• **Exercise prompt**:
Retype nothing but the lines from the start of the material up to and including the line with "const plotLeft = 80.5, plotRight". Pictures don't belong in the copy.

==== Data shown

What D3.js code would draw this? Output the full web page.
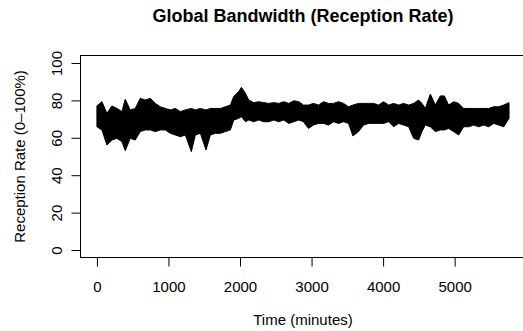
<!DOCTYPE html>
<html>
<head>
<meta charset="utf-8">
<script src="https://cdn.jsdelivr.net/npm/d3@7"></script>
<style>
  body { margin: 0; background: #fff; }
  text { font-family: "Liberation Sans", Arial, sans-serif; fill: #000; }
</style>
</head>
<body>
<div id="chart"></div>
<script>
// envelope of the reception rate (minutes, top, bottom)
const minutes = [0, 70, 140, 210, 280, 350, 396, 466, 536, 606, 676, 746, 816, 886, 956, 1026,
  1096, 1166, 1236, 1320, 1376, 1446, 1525, 1586, 1656, 1726, 1796, 1866, 1912, 1982, 2020,
  2076, 2122, 2192, 2262, 2332, 2402, 2472, 2542, 2612, 2682, 2752, 2822, 2887, 2957, 3027,
  3097, 3167, 3237, 3307, 3377, 3447, 3517, 3578, 3657, 3727, 3797, 3867, 3937, 4007, 4077,
  4147, 4217, 4287, 4357, 4427, 4497, 4543, 4590, 4660, 4730, 4800, 4856, 4916, 4986, 5056,
  5126, 5196, 5266, 5336, 5406, 5476, 5546, 5616, 5686, 5760];
const rateHigh = [77.0, 79.3, 73.1, 77.0, 75.7, 74.0, 80.6, 74.9, 75.7, 81.1, 80.2, 81.1, 78.4,
  76.6, 75.7, 74.9, 75.7, 74.0, 74.9, 75.7, 74.9, 75.7, 74.9, 75.7, 75.7, 75.7, 76.6, 77.5,
  82.1, 84.7, 87.0, 83.8, 80.2, 78.8, 79.3, 78.8, 78.4, 78.8, 78.4, 79.3, 78.4, 79.8, 79.3,
  77.5, 77.5, 78.4, 77.5, 79.3, 78.4, 78.4, 79.3, 78.4, 76.6, 77.5, 78.4, 78.4, 78.4, 78.4,
  77.5, 79.3, 77.5, 78.4, 77.5, 78.4, 77.5, 78.4, 80.2, 78.4, 75.7, 83.4, 77.5, 82.4, 82.4,
  77.5, 79.3, 78.4, 75.7, 75.7, 75.7, 75.7, 75.7, 75.7, 76.6, 76.6, 77.5, 78.8];
const rateLow = [65.9, 64.2, 56.1, 58.8, 59.7, 57.9, 53.1, 59.7, 58.8, 63.3, 64.2, 64.2, 63.3,
  64.2, 64.2, 62.4, 61.5, 60.6, 61.5, 52.6, 61.5, 62.4, 53.5, 61.5, 62.4, 62.4, 63.3, 64.2,
  69.5, 70.4, 71.3, 68.6, 69.5, 68.6, 69.5, 68.6, 68.6, 69.5, 68.6, 69.5, 67.7, 68.6, 69.5,
  68.6, 65.0, 66.8, 67.7, 67.7, 66.8, 68.6, 67.7, 68.6, 67.7, 61.0, 63.3, 66.8, 67.7, 67.7,
  67.7, 67.7, 68.6, 65.9, 67.7, 66.8, 65.9, 59.7, 58.8, 63.3, 66.8, 65.9, 63.3, 64.2, 64.2,
  65.0, 63.3, 61.5, 65.9, 65.9, 66.8, 65.9, 66.8, 65.9, 67.7, 66.8, 65.9, 70.4];

const xTicks = [0, 1000, 2000, 3000, 4000, 5000];
const yTicks = [0, 20, 40, 60, 80, 100];

const width = 523, height = 331;
const plotLeft = 80.5, plotRight = 525.5, plotTop = 55.5, plotBottom = 257.5;

const svg = d3.select("#chart")
  .append("svg")
  .attr("width", width)
  .attr("height", height);

const series = minutes.map((m, i) => ({ m: m, hi: rateHigh[i], lo: rateLow[i] }));

// R pads the range by 4% on each side
const pad = (5760 - 1) * 0.04;
const x = d3.scaleLinear().domain([1 - pad, 5760 + pad]).range([plotLeft, plotRight]);
const y = d3.scaleLinear().domain([-4, 104]).range([plotBottom, plotTop]);

const area = d3.area()
  .x(d => x(d.m))
  .y0(d => y(d.lo))
  .y1(d => y(d.hi));

svg.append("path")
  .datum(series)
  .attr("d", area)
  .attr("fill", "#000")
  .attr("stroke", "#000")
  .attr("stroke-width", 1)
  .attr("stroke-linejoin", "miter");

// plot box
svg.append("rect")
  .attr("x", plotLeft)
  .attr("y", plotTop)
  .attr("width", plotRight - plotLeft)
  .attr("height", plotBottom - plotTop)
  .attr("fill", "none")
  .attr("stroke", "#000");

// x axis
const xAxis = svg.append("g")
  .attr("transform", `translate(0,${plotBottom})`)
  .call(d3.axisBottom(x).tickValues(xTicks).tickSize(9).tickPadding(0).tickFormat(d3.format("d")));
xAxis.select(".domain").attr("d", `M${x(0)},0H${x(5000)}`);
xAxis.selectAll("text")
  .attr("y", 34)
  .attr("dy", null)
  .style("font-size", "15px");

// y axis
const yAxis = svg.append("g")
  .attr("transform", `translate(${plotLeft},0)`)
  .call(d3.axisLeft(y).tickValues(yTicks).tickSize(9).tickFormat(d3.format("d")));
yAxis.select(".domain").attr("d", `M0,${y(0)}V${y(100)}`);
yAxis.selectAll(".tick text")
  .attr("x", null)
  .attr("dy", null)
  .attr("transform", "translate(-19,0) rotate(-90)")
  .attr("text-anchor", "middle")
  .style("font-size", "15px");
svg.selectAll(".domain, .tick line").attr("stroke", "#000");

svg.append("text")
  .attr("x", (plotLeft + plotRight) / 2)
  .attr("y", 22)
  .attr("text-anchor", "middle")
  .style("font-size", "18px")
  .style("font-weight", "bold")
  .text("Global Bandwidth (Reception Rate)");

svg.append("text")
  .attr("x", (plotLeft + plotRight) / 2)
  .attr("y", 325)
  .attr("text-anchor", "middle")
  .style("font-size", "15px")
  .text("Time (minutes)");

svg.append("text")
  .attr("transform", `translate(25,${(plotTop + plotBottom) / 2}) rotate(-90)`)
  .attr("text-anchor", "middle")
  .style("font-size", "15px")
  .text("Reception Rate (0\u2013100%)");
</script>
</body>
</html>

========

• **Output for this exercise**:
What D3.js code would draw this? Output the full web page.
<!DOCTYPE html>
<html>
<head>
<meta charset="utf-8">
<script src="https://cdn.jsdelivr.net/npm/d3@7"></script>
<style>
  body { margin: 0; background: #fff; }
  text { font-family: "Liberation Sans", Arial, sans-serif; fill: #000; }
</style>
</head>
<body>
<div id="chart"></div>
<script>
// envelope of the reception rate (minutes, top, bottom)
const minutes = [0, 70, 140, 210, 280, 350, 396, 466, 536, 606, 676, 746, 816, 886, 956, 1026,
  1096, 1166, 1236, 1320, 1376, 1446, 1525, 1586, 1656, 1726, 1796, 1866, 1912, 1982, 2020,
  2076, 2122, 2192, 2262, 2332, 2402, 2472, 2542, 2612, 2682, 2752, 2822, 2887, 2957, 3027,
  3097, 3167, 3237, 3307, 3377, 3447, 3517, 3578, 3657, 3727, 3797, 3867, 3937, 4007, 4077,
  4147, 4217, 4287, 4357, 4427, 4497, 4543, 4590, 4660, 4730, 4800, 4856, 4916, 4986, 5056,
  5126, 5196, 5266, 5336, 5406, 5476, 5546, 5616, 5686, 5760];
const rateHigh = [77.0, 79.3, 73.1, 77.0, 75.7, 74.0, 80.6, 74.9, 75.7, 81.1, 80.2, 81.1, 78.4,
  76.6, 75.7, 74.9, 75.7, 74.0, 74.9, 75.7, 74.9, 75.7, 74.9, 75.7, 75.7, 75.7, 76.6, 77.5,
  82.1, 84.7, 87.0, 83.8, 80.2, 78.8, 79.3, 78.8, 78.4, 78.8, 78.4, 79.3, 78.4, 79.8, 79.3,
  77.5, 77.5, 78.4, 77.5, 79.3, 78.4, 78.4, 79.3, 78.4, 76.6, 77.5, 78.4, 78.4, 78.4, 78.4,
  77.5, 79.3, 77.5, 78.4, 77.5, 78.4, 77.5, 78.4, 80.2, 78.4, 75.7, 83.4, 77.5, 82.4, 82.4,
  77.5, 79.3, 78.4, 75.7, 75.7, 75.7, 75.7, 75.7, 75.7, 76.6, 76.6, 77.5, 78.8];
const rateLow = [65.9, 64.2, 56.1, 58.8, 59.7, 57.9, 53.1, 59.7, 58.8, 63.3, 64.2, 64.2, 63.3,
  64.2, 64.2, 62.4, 61.5, 60.6, 61.5, 52.6, 61.5, 62.4, 53.5, 61.5, 62.4, 62.4, 63.3, 64.2,
  69.5, 70.4, 71.3, 68.6, 69.5, 68.6, 69.5, 68.6, 68.6, 69.5, 68.6, 69.5, 67.7, 68.6, 69.5,
  68.6, 65.0, 66.8, 67.7, 67.7, 66.8, 68.6, 67.7, 68.6, 67.7, 61.0, 63.3, 66.8, 67.7, 67.7,
  67.7, 67.7, 68.6, 65.9, 67.7, 66.8, 65.9, 59.7, 58.8, 63.3, 66.8, 65.9, 63.3, 64.2, 64.2,
  65.0, 63.3, 61.5, 65.9, 65.9, 66.8, 65.9, 66.8, 65.9, 67.7, 66.8, 65.9, 70.4];

const xTicks = [0, 1000, 2000, 3000, 4000, 5000];
const yTicks = [0, 20, 40, 60, 80, 100];

const width = 523, height = 331;
const plotLeft = 80.5, plotRight = 525.5, plotTop = 55.5, plotBottom = 257.5;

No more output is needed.